◆ **WHAT YOU NEED TO DO**
Write the listing below out again exactly, dropping the images.

**********

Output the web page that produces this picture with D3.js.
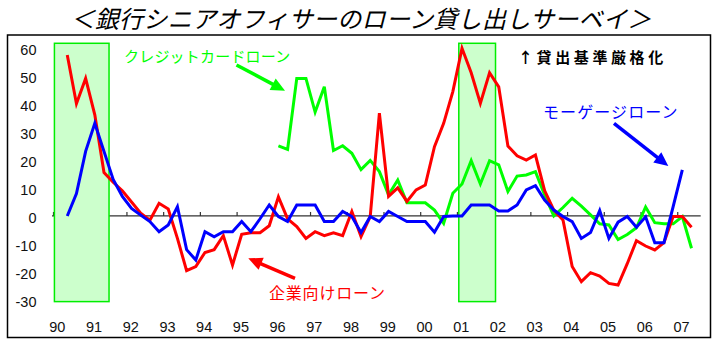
<!DOCTYPE html>
<html><head><meta charset="utf-8">
<script src="https://cdn.jsdelivr.net/npm/d3@7"></script>
<style>
html,body{margin:0;padding:0;background:#fff;}
svg{display:block;}
</style>
</head><body>
<svg id="chart" width="719" height="340"></svg>
<script>
// ---- data ----
const yearLabels = ["90","91","92","93","94","95","96","97","98","99","00","01","02","03","04","05","06","07"];
const yTicks = [60,50,40,30,20,10,0,-10,-20,-30];
// quarterly values, index 0 = 1990 Q1
const corporateLoans = [null,
  57.3,40,49,36, 15.5,12,9,5, 1,-1.5,4.5,2.5, -8,-19.5,-18,-13,
  -12,-7,-17.5,-6.5, -6,-6,-3.5,6.8, -1,-3.8,-8,-5.6, -7,-6,-7,1.6,
  -7.3,-0.2,36.6,7, 10,5.2,9.3,11, 24.7,33,44.3,59.7, 51,40.1,51,46,
  24.9,21.4,19.9,21.7, 9,2.1,-1.4,-18, -23.4,-20.2,-21.4,-24, -24.6,-17,-8.8,-10.7,
  -12.1,-9.5,-0.2,-0.2, -4];
const mortgageLoans = [null,
  0,8,23,33, 23,13,7,2.7, 0.3,-2,-5.6,-3.2, 3.3,-12,-15.7,-5.6,
  -7.4,-5.6,-5.6,-2, -5.6,-1,3.9,-0.2, -2,3.9,3.9,3.9, -2,-2,1.6,-0.2,
  -5.9,-0.2,-2,1.6, -0.2,-2,-2,-2, -5.8,-0.2,0,0, 3.9,3.9,3.9,1.8,
  1.8,3.9,9.3,10.8, 5.7,2.1,-0.2,-2, -8,-5.9,1.9,-8, -2.2,-0.2,-4,-0.3,
  -9.5,-9.5,3.3,16.4, null];
const creditCardLoans = [
  null,null,null,null, null,null,null,null, null,null,null,null, null,null,null,null,
  null,null,null,null, null,null,null,null,
  25,23.7,49,49, 37,46,23.3,25, 22.3,16.5,19.8,15.8, 7.5,12.8,4.7,4.7,
  4.7,2.1,-2.6,8.1, 11.4,19.7,11.4,19.7, 18.2,8.7,14.2,14.6, 15.8,7.5,0,3,
  6.3,3.5,0.4,-2.8, -3.2,-8.4,-6.6,-4.2, 3.2,-2.4,-2.8,-2.8, -0.2,-11.5];
// recession shading: [start quarter index, end quarter index]
const recessions = [[0.1,6.05],[44.15,48.15]];
const shadeRange = [-30.5, 61.5];

// ---- layout ----
const svg = d3.select("#chart");
const x = d3.scaleLinear().domain([0, 72]).range([53.5, 53.5 + 72*9.18]);
const y = d3.scaleLinear().domain([-30, 60]).range([300.2, 47.5]);

// title
svg.append("text").attr("x", 361).attr("y", 28).attr("text-anchor","middle")
  .attr("font-family","'Noto Sans CJK JP'").attr("font-size",24).attr("font-style","italic")
  .attr("letter-spacing",0.3)
  .attr("fill","#000").text("＜銀行シニアオフィサーのローン貸し出しサーベイ＞");

// frame
svg.append("rect").attr("x",7.5).attr("y",35).attr("width",703).attr("height",302.5)
  .attr("fill","#fff").attr("stroke","#000").attr("stroke-width",1.5);

// zero axis
svg.append("line").attr("x1",x(0)-1.5).attr("x2",x(70.5)).attr("y1",y(0)).attr("y2",y(0))
  .attr("stroke","#333").attr("stroke-width",1.3);
// year ticks (upward)
svg.selectAll(".tick").data(yearLabels).enter().append("line")
  .attr("x1",(d,i)=>x(i*4)).attr("x2",(d,i)=>x(i*4))
  .attr("y1",y(0)).attr("y2",y(0)-4).attr("stroke","#333").attr("stroke-width",1.2);

// shading
svg.selectAll(".shade").data(recessions).enter().append("rect")
  .attr("x",d=>x(d[0])).attr("width",d=>x(d[1])-x(d[0]))
  .attr("y",y(shadeRange[1])).attr("height",y(shadeRange[0])-y(shadeRange[1]))
  .attr("fill","#ccffcc").attr("stroke","#00ee00").attr("stroke-width",1.5);

// y labels
svg.selectAll(".ylab").data(yTicks).enter().append("text")
  .attr("x",36.5).attr("y",d=>y(d)+7).attr("text-anchor","end")
  .attr("font-family","'Liberation Sans', Arial, sans-serif").attr("font-size",14.5)
  .attr("fill","#111").text(d=>d);

// x labels
svg.selectAll(".xlab").data(yearLabels).enter().append("text")
  .attr("x",(d,i)=>x(i*4)+3.8).attr("y",332).attr("text-anchor","middle")
  .attr("font-family","'Liberation Sans', Arial, sans-serif").attr("font-size",14.5)
  .attr("fill","#111").text(d=>d);

// series
const line = d3.line().defined(d=>d!=null).x((d,i)=>x(i+0.5)).y(d=>y(d));
const series = [
  {v: creditCardLoans, c:"#00ff00"},
  {v: corporateLoans, c:"#ff0000"},
  {v: mortgageLoans, c:"#0000ff"}
];
series.forEach(s=>{
  svg.append("path").attr("d", line(s.v)).attr("fill","none")
    .attr("stroke",s.c).attr("stroke-width",3).attr("stroke-linejoin","miter");
});

// annotations
function arrow(x1,y1,x2,y2,color){
  const dx=x2-x1, dy=y2-y1, L=Math.hypot(dx,dy), ux=dx/L, uy=dy/L;
  const hl=14, hw=6.5;
  const bx=x2-ux*hl, by=y2-uy*hl;
  svg.append("line").attr("x1",x1).attr("y1",y1).attr("x2",bx+ux*2).attr("y2",by+uy*2)
    .attr("stroke",color).attr("stroke-width",3.5);
  svg.append("path").attr("d",`M${x2},${y2}L${bx-uy*hw},${by+ux*hw}L${bx+uy*hw},${by-ux*hw}Z`)
    .attr("fill",color);
}
arrow(236.5,65,285,90.7,"#00ff00");
arrow(295,278.3,248.3,258.3,"#ff0000");
arrow(614,123.3,668.3,166,"#0000ff");

const jp = "'Noto Sans CJK JP', sans-serif";
svg.append("text").attr("x",124).attr("y",62).attr("font-family",jp).attr("font-size",15)
  .attr("letter-spacing",0.2)
  .attr("fill","#00ff00").text("クレジットカードローン");
svg.append("text").attr("x",269).attr("y",299).attr("font-family",jp).attr("font-size",16)
  .attr("letter-spacing",0.8)
  .attr("fill","#ff0000").text("企業向けローン");
svg.append("text").attr("x",543).attr("y",118).attr("font-family",jp).attr("font-size",16)
  .attr("letter-spacing",1.1)
  .attr("fill","#0000ff").text("モーゲージローン");
svg.append("text").attr("x",518).attr("y",63).attr("font-family",jp).attr("font-size",15)
  .attr("font-weight","bold").attr("letter-spacing",3.6)
  .attr("fill","#000").text("↑貸出基準厳格化");
</script>
</body></html>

**********

◆ **FINAL RESULT**
Output the web page that produces this picture with D3.js.
<!DOCTYPE html>
<html><head><meta charset="utf-8">
<script src="https://cdn.jsdelivr.net/npm/d3@7"></script>
<style>
html,body{margin:0;padding:0;background:#fff;}
svg{display:block;}
</style>
</head><body>
<svg id="chart" width="719" height="340"></svg>
<script>
// ---- data ----
const yearLabels = ["90","91","92","93","94","95","96","97","98","99","00","01","02","03","04","05","06","07"];
const yTicks = [60,50,40,30,20,10,0,-10,-20,-30];
// quarterly values, index 0 = 1990 Q1
const corporateLoans = [null,
  57.3,40,49,36, 15.5,12,9,5, 1,-1.5,4.5,2.5, -8,-19.5,-18,-13,
  -12,-7,-17.5,-6.5, -6,-6,-3.5,6.8, -1,-3.8,-8,-5.6, -7,-6,-7,1.6,
  -7.3,-0.2,36.6,7, 10,5.2,9.3,11, 24.7,33,44.3,59.7, 51,40.1,51,46,
  24.9,21.4,19.9,21.7, 9,2.1,-1.4,-18, -23.4,-20.2,-21.4,-24, -24.6,-17,-8.8,-10.7,
  -12.1,-9.5,-0.2,-0.2, -4];
const mortgageLoans = [null,
  0,8,23,33, 23,13,7,2.7, 0.3,-2,-5.6,-3.2, 3.3,-12,-15.7,-5.6,
  -7.4,-5.6,-5.6,-2, -5.6,-1,3.9,-0.2, -2,3.9,3.9,3.9, -2,-2,1.6,-0.2,
  -5.9,-0.2,-2,1.6, -0.2,-2,-2,-2, -5.8,-0.2,0,0, 3.9,3.9,3.9,1.8,
  1.8,3.9,9.3,10.8, 5.7,2.1,-0.2,-2, -8,-5.9,1.9,-8, -2.2,-0.2,-4,-0.3,
  -9.5,-9.5,3.3,16.4, null];
const creditCardLoans = [
  null,null,null,null, null,null,null,null, null,null,null,null, null,null,null,null,
  null,null,null,null, null,null,null,null,
  25,23.7,49,49, 37,46,23.3,25, 22.3,16.5,19.8,15.8, 7.5,12.8,4.7,4.7,
  4.7,2.1,-2.6,8.1, 11.4,19.7,11.4,19.7, 18.2,8.7,14.2,14.6, 15.8,7.5,0,3,
  6.3,3.5,0.4,-2.8, -3.2,-8.4,-6.6,-4.2, 3.2,-2.4,-2.8,-2.8, -0.2,-11.5];
// recession shading: [start quarter index, end quarter index]
const recessions = [[0.1,6.05],[44.15,48.15]];
const shadeRange = [-30.5, 61.5];

// ---- layout ----
const svg = d3.select("#chart");
const x = d3.scaleLinear().domain([0, 72]).range([53.5, 53.5 + 72*9.18]);
const y = d3.scaleLinear().domain([-30, 60]).range([300.2, 47.5]);

// title
svg.append("text").attr("x", 361).attr("y", 28).attr("text-anchor","middle")
  .attr("font-family","'Noto Sans CJK JP'").attr("font-size",24).attr("font-style","italic")
  .attr("letter-spacing",0.3)
  .attr("fill","#000").text("＜銀行シニアオフィサーのローン貸し出しサーベイ＞");

// frame
svg.append("rect").attr("x",7.5).attr("y",35).attr("width",703).attr("height",302.5)
  .attr("fill","#fff").attr("stroke","#000").attr("stroke-width",1.5);

// zero axis
svg.append("line").attr("x1",x(0)-1.5).attr("x2",x(70.5)).attr("y1",y(0)).attr("y2",y(0))
  .attr("stroke","#333").attr("stroke-width",1.3);
// year ticks (upward)
svg.selectAll(".tick").data(yearLabels).enter().append("line")
  .attr("x1",(d,i)=>x(i*4)).attr("x2",(d,i)=>x(i*4))
  .attr("y1",y(0)).attr("y2",y(0)-4).attr("stroke","#333").attr("stroke-width",1.2);

// shading
svg.selectAll(".shade").data(recessions).enter().append("rect")
  .attr("x",d=>x(d[0])).attr("width",d=>x(d[1])-x(d[0]))
  .attr("y",y(shadeRange[1])).attr("height",y(shadeRange[0])-y(shadeRange[1]))
  .attr("fill","#ccffcc").attr("stroke","#00ee00").attr("stroke-width",1.5);

// y labels
svg.selectAll(".ylab").data(yTicks).enter().append("text")
  .attr("x",36.5).attr("y",d=>y(d)+7).attr("text-anchor","end")
  .attr("font-family","'Liberation Sans', Arial, sans-serif").attr("font-size",14.5)
  .attr("fill","#111").text(d=>d);

// x labels
svg.selectAll(".xlab").data(yearLabels).enter().append("text")
  .attr("x",(d,i)=>x(i*4)+3.8).attr("y",332).attr("text-anchor","middle")
  .attr("font-family","'Liberation Sans', Arial, sans-serif").attr("font-size",14.5)
  .attr("fill","#111").text(d=>d);

// series
const line = d3.line().defined(d=>d!=null).x((d,i)=>x(i+0.5)).y(d=>y(d));
const series = [
  {v: creditCardLoans, c:"#00ff00"},
  {v: corporateLoans, c:"#ff0000"},
  {v: mortgageLoans, c:"#0000ff"}
];
series.forEach(s=>{
  svg.append("path").attr("d", line(s.v)).attr("fill","none")
    .attr("stroke",s.c).attr("stroke-width",3).attr("stroke-linejoin","miter");
});

// annotations
function arrow(x1,y1,x2,y2,color){
  const dx=x2-x1, dy=y2-y1, L=Math.hypot(dx,dy), ux=dx/L, uy=dy/L;
  const hl=14, hw=6.5;
  const bx=x2-ux*hl, by=y2-uy*hl;
  svg.append("line").attr("x1",x1).attr("y1",y1).attr("x2",bx+ux*2).attr("y2",by+uy*2)
    .attr("stroke",color).attr("stroke-width",3.5);
  svg.append("path").attr("d",`M${x2},${y2}L${bx-uy*hw},${by+ux*hw}L${bx+uy*hw},${by-ux*hw}Z`)
    .attr("fill",color);
}
arrow(236.5,65,285,90.7,"#00ff00");
arrow(295,278.3,248.3,258.3,"#ff0000");
arrow(614,123.3,668.3,166,"#0000ff");

const jp = "'Noto Sans CJK JP', sans-serif";
svg.append("text").attr("x",124).attr("y",62).attr("font-family",jp).attr("font-size",15)
  .attr("letter-spacing",0.2)
  .attr("fill","#00ff00").text("クレジットカードローン");
svg.append("text").attr("x",269).attr("y",299).attr("font-family",jp).attr("font-size",16)
  .attr("letter-spacing",0.8)
  .attr("fill","#ff0000").text("企業向けローン");
svg.append("text").attr("x",543).attr("y",118).attr("font-family",jp).attr("font-size",16)
  .attr("letter-spacing",1.1)
  .attr("fill","#0000ff").text("モーゲージローン");
svg.append("text").attr("x",518).attr("y",63).attr("font-family",jp).attr("font-size",15)
  .attr("font-weight","bold").attr("letter-spacing",3.6)
  .attr("fill","#000").text("↑貸出基準厳格化");
</script>
</body></html>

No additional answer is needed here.